## START Material to process

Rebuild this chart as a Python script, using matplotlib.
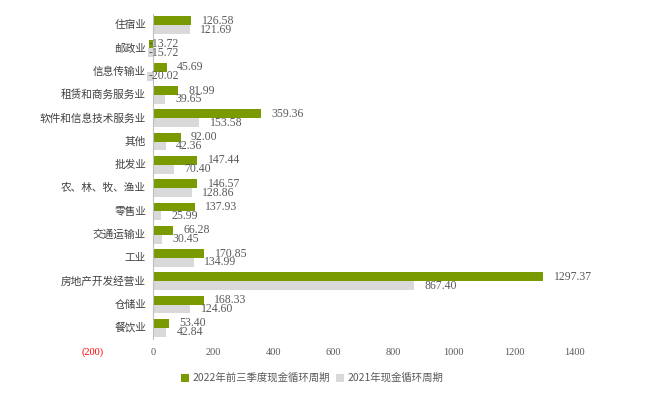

## END Material to process
## START Material to process

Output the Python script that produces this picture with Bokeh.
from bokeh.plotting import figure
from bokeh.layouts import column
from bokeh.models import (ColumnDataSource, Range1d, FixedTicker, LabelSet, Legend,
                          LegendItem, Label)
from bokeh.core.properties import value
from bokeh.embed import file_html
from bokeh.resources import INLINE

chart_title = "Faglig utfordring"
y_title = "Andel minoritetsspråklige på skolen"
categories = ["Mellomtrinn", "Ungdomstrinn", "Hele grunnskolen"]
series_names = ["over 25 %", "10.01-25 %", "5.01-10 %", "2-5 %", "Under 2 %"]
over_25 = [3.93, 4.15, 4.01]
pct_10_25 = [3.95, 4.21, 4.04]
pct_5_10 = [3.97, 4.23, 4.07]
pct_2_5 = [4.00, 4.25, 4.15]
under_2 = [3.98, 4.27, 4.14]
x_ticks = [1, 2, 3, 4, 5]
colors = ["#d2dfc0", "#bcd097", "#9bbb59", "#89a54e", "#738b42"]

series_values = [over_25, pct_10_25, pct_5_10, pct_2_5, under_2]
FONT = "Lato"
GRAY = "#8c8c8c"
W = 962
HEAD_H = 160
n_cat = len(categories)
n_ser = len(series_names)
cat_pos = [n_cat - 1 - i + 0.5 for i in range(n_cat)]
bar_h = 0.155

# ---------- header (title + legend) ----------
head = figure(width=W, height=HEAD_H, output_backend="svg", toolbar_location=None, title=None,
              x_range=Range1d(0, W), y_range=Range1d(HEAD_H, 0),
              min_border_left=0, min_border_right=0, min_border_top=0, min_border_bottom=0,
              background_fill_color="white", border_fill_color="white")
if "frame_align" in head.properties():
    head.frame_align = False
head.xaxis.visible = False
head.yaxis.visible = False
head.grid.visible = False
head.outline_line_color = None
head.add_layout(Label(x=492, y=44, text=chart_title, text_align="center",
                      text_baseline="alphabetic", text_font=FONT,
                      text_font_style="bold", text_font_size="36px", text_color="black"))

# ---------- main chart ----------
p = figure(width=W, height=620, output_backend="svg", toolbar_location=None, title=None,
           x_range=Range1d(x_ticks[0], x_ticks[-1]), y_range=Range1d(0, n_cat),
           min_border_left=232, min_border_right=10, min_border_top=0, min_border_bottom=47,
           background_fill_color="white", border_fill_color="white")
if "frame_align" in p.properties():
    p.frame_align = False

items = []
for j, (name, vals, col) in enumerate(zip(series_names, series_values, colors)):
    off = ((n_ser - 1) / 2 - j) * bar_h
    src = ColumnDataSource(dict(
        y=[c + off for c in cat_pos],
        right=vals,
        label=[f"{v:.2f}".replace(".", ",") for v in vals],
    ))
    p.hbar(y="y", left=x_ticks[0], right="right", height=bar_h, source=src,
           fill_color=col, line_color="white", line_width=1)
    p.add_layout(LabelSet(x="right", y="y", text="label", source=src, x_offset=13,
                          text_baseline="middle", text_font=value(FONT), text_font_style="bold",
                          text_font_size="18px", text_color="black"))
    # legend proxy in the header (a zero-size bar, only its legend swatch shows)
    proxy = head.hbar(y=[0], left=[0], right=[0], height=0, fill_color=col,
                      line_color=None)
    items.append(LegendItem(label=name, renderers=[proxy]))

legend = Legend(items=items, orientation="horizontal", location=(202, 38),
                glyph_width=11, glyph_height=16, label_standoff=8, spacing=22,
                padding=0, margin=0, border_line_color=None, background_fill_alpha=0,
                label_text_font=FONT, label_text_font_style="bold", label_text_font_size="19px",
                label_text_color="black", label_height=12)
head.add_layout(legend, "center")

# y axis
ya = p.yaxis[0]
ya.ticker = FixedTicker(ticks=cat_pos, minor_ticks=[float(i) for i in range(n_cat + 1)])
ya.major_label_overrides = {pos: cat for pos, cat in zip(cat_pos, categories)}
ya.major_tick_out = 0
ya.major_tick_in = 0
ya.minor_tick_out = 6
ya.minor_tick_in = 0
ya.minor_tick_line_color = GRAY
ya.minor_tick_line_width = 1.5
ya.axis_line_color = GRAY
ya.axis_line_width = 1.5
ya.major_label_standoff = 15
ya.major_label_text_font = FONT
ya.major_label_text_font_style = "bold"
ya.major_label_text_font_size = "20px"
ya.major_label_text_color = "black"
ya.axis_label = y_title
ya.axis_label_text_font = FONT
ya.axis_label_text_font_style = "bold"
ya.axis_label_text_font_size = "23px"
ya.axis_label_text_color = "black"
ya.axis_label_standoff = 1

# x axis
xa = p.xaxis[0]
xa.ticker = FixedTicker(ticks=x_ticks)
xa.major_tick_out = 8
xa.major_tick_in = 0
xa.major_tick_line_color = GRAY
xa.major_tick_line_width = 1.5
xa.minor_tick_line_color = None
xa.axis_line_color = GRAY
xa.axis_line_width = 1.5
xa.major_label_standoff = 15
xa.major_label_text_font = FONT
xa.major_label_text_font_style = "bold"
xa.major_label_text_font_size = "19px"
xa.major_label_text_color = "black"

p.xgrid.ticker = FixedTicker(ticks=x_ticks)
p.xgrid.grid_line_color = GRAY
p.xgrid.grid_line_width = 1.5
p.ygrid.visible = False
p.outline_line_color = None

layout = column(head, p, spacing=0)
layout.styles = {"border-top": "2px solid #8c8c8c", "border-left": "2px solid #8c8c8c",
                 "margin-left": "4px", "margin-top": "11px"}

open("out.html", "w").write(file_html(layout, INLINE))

## END Material to process

## [Exercise task]
Each line from the one containing "Output the Python" through the one containing "bar_h = 0.155" must be retyped exactly, the first and last of these included.

## [Answer for this exercise]
Output the Python script that produces this picture with Bokeh.
from bokeh.plotting import figure
from bokeh.layouts import column
from bokeh.models import (ColumnDataSource, Range1d, FixedTicker, LabelSet, Legend,
                          LegendItem, Label)
from bokeh.core.properties import value
from bokeh.embed import file_html
from bokeh.resources import INLINE

chart_title = "Faglig utfordring"
y_title = "Andel minoritetsspråklige på skolen"
categories = ["Mellomtrinn", "Ungdomstrinn", "Hele grunnskolen"]
series_names = ["over 25 %", "10.01-25 %", "5.01-10 %", "2-5 %", "Under 2 %"]
over_25 = [3.93, 4.15, 4.01]
pct_10_25 = [3.95, 4.21, 4.04]
pct_5_10 = [3.97, 4.23, 4.07]
pct_2_5 = [4.00, 4.25, 4.15]
under_2 = [3.98, 4.27, 4.14]
x_ticks = [1, 2, 3, 4, 5]
colors = ["#d2dfc0", "#bcd097", "#9bbb59", "#89a54e", "#738b42"]

series_values = [over_25, pct_10_25, pct_5_10, pct_2_5, under_2]
FONT = "Lato"
GRAY = "#8c8c8c"
W = 962
HEAD_H = 160
n_cat = len(categories)
n_ser = len(series_names)
cat_pos = [n_cat - 1 - i + 0.5 for i in range(n_cat)]
bar_h = 0.155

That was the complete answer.